According to Sundar Pichai, Google’s senior vice president for Chrome and Apps: “You all now have access to what we have had internally at Google,” and “We can’t wait to see what you all build next.”
Google Compute Engine, GCE for short, is a service like Amazon or Microsoft is offering, except that you will be using the very same infrastructure Google has been using for so many years now. It offers different levels of computing power using Linux Operating System.
According to Michael Crandell, CEO and founder of RightScale: “When you create a Google Compute Engine account and use their resources, they provide a private network, a LAN of sorts that spans different regions. For example, if you set up an architecture to replicate a database from region A to region B, in the Google cloud, you don’t need to traverse the public Internet to do it. You’re using their private network.”

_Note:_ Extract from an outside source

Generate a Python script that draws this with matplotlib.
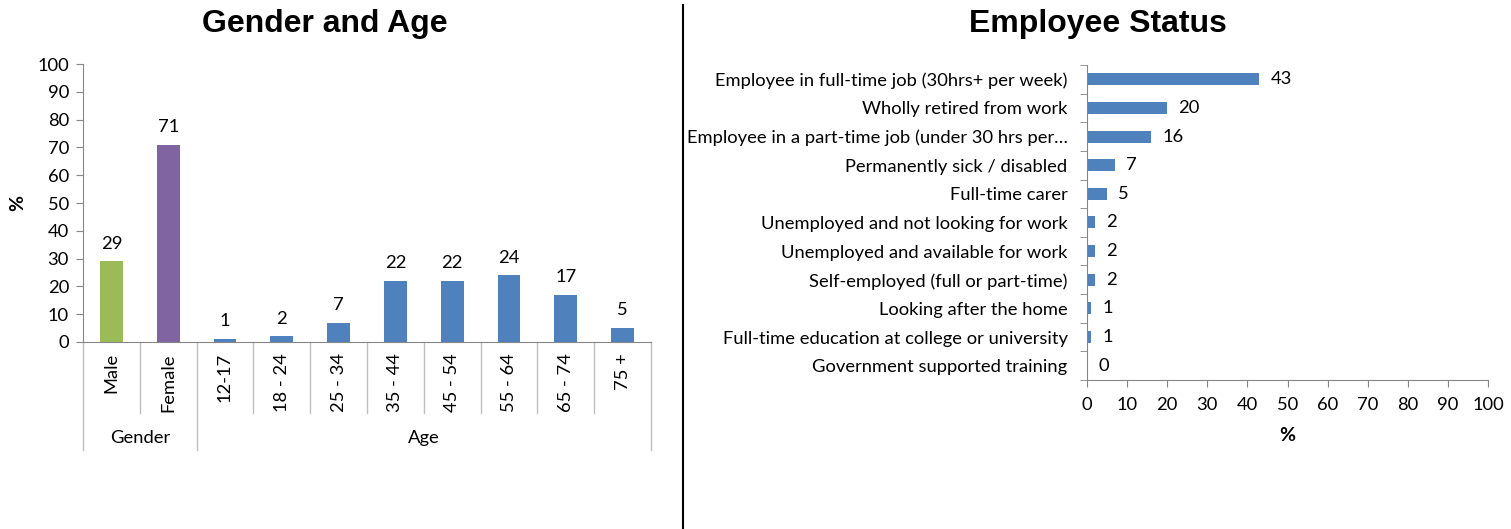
import numpy as np
import matplotlib.pyplot as plt
from matplotlib.lines import Line2D
from matplotlib.transforms import blended_transform_factory

plt.rcParams['font.family'] = ['Lato', 'DejaVu Sans']

# gender and age breakdown (%)
gender_labels = ['Male', 'Female']
gender_values = [29, 71]
age_labels = ['12-17', '18 - 24', '25 - 34', '35 - 44', '45 - 54', '55 - 64', '65 - 74', '75 +']
age_values = [1, 2, 7, 22, 22, 24, 17, 5]

# employee status (%)
status_labels = [
    'Employee in full-time job (30hrs+ per week)',
    'Wholly retired from work',
    'Employee in a part-time job (under 30 hrs per\u2026',
    'Permanently sick / disabled',
    'Full-time carer',
    'Unemployed and not looking for work',
    'Unemployed and available for work',
    'Self-employed (full or part-time)',
    'Looking after the home',
    'Full-time education at college or university',
    'Government supported training',
]
status_values = [43, 20, 16, 7, 5, 2, 2, 2, 1, 1, 0]

green = '#9BBB59'
purple = '#8064A2'
blue = '#4F81BD'
axis_grey = '#868686'
fs = 13.2

fig = plt.figure(figsize=(15.11, 5.29), dpi=100)

# ---- left: gender and age ----
ax1 = fig.add_axes([0.0549, 0.3535, 0.3759, 0.5255])
cats = gender_labels + age_labels
vals = gender_values + age_values
colors = [green, purple] + [blue] * len(age_values)
x = np.arange(len(cats))
bars = ax1.bar(x, vals, width=0.4, color=colors)
for b, v in zip(bars, vals):
    ax1.annotate(str(v), (b.get_x() + b.get_width() / 2, v), xytext=(0, 7),
                 textcoords='offset points', ha='center', va='bottom', fontsize=fs)

ax1.set_xlim(-0.5, len(cats) - 0.5)
ax1.set_ylim(0, 100)
ax1.set_yticks(range(0, 101, 10))
ax1.set_xticks(x)
ax1.set_xticklabels(cats, rotation=90, fontsize=fs)
ax1.tick_params(axis='x', length=0, pad=8)
ax1.tick_params(axis='y', length=5, color=axis_grey, labelsize=fs, pad=5)
for s in ['top', 'right']:
    ax1.spines[s].set_visible(False)
for s in ['left', 'bottom']:
    ax1.spines[s].set_color(axis_grey)
ax1.set_ylabel('%', fontsize=14, fontweight='bold', labelpad=8)

# category separators and group labels below the axis
tr = blended_transform_factory(ax1.transData, ax1.transAxes)
n_gender = len(gender_labels)
for b in np.arange(len(cats) + 1) - 0.5:
    group_edge = b in (-0.5, n_gender - 0.5, len(cats) - 0.5)
    ax1.plot([b, b], [0, -0.39 if group_edge else -0.255], transform=tr,
             color='#BFBFBF', lw=1, clip_on=False)
ax1.text((n_gender - 1) / 2, -0.345, 'Gender', transform=tr, ha='center', va='center', fontsize=fs)
ax1.text(n_gender + (len(age_labels) - 1) / 2, -0.345, 'Age', transform=tr,
         ha='center', va='center', fontsize=fs)

# ---- right: employee status ----
ax2 = fig.add_axes([0.7194, 0.2817, 0.2654, 0.5955])
y = np.arange(len(status_labels))
hbars = ax2.barh(y, status_values, height=0.42, color=blue)
for b, v in zip(hbars, status_values):
    ax2.annotate(str(v), (v, b.get_y() + b.get_height() / 2), xytext=(8, 0),
                 textcoords='offset points', ha='left', va='center', fontsize=fs)
ax2.set_ylim(len(status_labels) - 0.5, -0.5)
ax2.set_xlim(0, 100)
ax2.set_xticks(range(0, 101, 10))
ax2.set_yticks(y)
ax2.set_yticklabels(status_labels, fontsize=fs)
ax2.set_yticks(np.arange(len(status_labels) + 1) - 0.5, minor=True)
ax2.tick_params(axis='y', which='major', length=0, pad=14)
ax2.tick_params(axis='y', which='minor', length=5, color=axis_grey)
ax2.tick_params(axis='x', length=5, color=axis_grey, labelsize=fs, pad=7)
for s in ['top', 'right']:
    ax2.spines[s].set_visible(False)
for s in ['left', 'bottom']:
    ax2.spines[s].set_color(axis_grey)
ax2.set_xlabel('%', fontsize=14, fontweight='bold', labelpad=10)

# titles and divider
fig.text(0.215, 0.955, 'Gender and Age', ha='center', va='center',
         fontsize=23, fontweight='bold', family='Liberation Sans')
fig.text(0.7267, 0.955, 'Employee Status', ha='center', va='center',
         fontsize=23, fontweight='bold', family='Liberation Sans')
fig.add_artist(Line2D([0.452, 0.452], [0, 0.99], color='black', lw=1.5))

fig.savefig('out.png', dpi=100)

The whole structure of Google Compute Engine is considered as a single network, thus making it easier for building cross-regional architectures. Google will most probably expand Compute Engine to other territories outside the US.
Google Compute Engine offers a faster booting time compared to other system and everything is automatically encrypted in Compute Engine, unlike in Amazon S3 which is optional.
Currently Google is only accepting limited access for new accounts as the Compute Engine is still in the preview phase. You can create a Linux Virtual Machine with an option of 1 core up to 8 cores and 3.75GB RAM per core. For the Virtual Machines, you can choose from Ubuntu 12.04 or CentOS 6.2, both are 64-bit Linux Operatin Systems.
The Google Compute Engine’s, or CGE’s, Virtual Machine have access to Google Cloud Storage and can be used in together with Google App Engine, one of Google’s Platform-as-a-Service (PaaS).
As for Google Compute Engine’s Pricing, below are the details:
CGE Machine Type Pricing
| Configuration | Virtual Cores | Memory | Google Compute Engine Unit (GCEU) | Local disk | Price/Hour | $/GCEU/hour |
| n1-standard-1-d | 1 | 3.75GB | 2.75 | 420GB | $0.145 | 0.053 |
| n1-standard-2-d | 2 | 7.5GB | 5.5 | 870GB | $0.29 | 0.053 |
| n1-standard-4-d | 4 | 15GB | 11 | 1770GB | $0.58 | 0.053 |
| n1-standard-8-d | 8 | 30GB | 22 | 2x 1770GB | $1.16 | 0.053 |
CGE Network Pricing
| Ingress | Free |
| Egress to the same Zone. | Free |
| Egress to a different Cloud service within the same Region | Free |
| Egress to a different Zone in the same Region (per GB) | $0.01 |
| Egress to a different Region within the US | $0.01 |
| Inter-continental Egress | At Internet Egress Rate |
Internet Egress (Americas/EMEA destination) per GB
0-1 TB in a month: $0.12
1-10 TB: $0.11
10+ TB: $0.08
Internet Egress (APAC destination) per GB
0-1 TB in a month: $0.21
1-10 TB: $0.18
10+ TB: $0.15
CGE Persistent Pricing
Provisioned space: $0.10 GB/month
Snapshot storage: $0.125 GB/month
IO Operations: $0.10 per million
CGE IP Address Pricing
Static IP address (assigned but unused): $0.01 per hour
Ephemeral IP address (attached to instance): Free
Prices are subject to change without prior notice.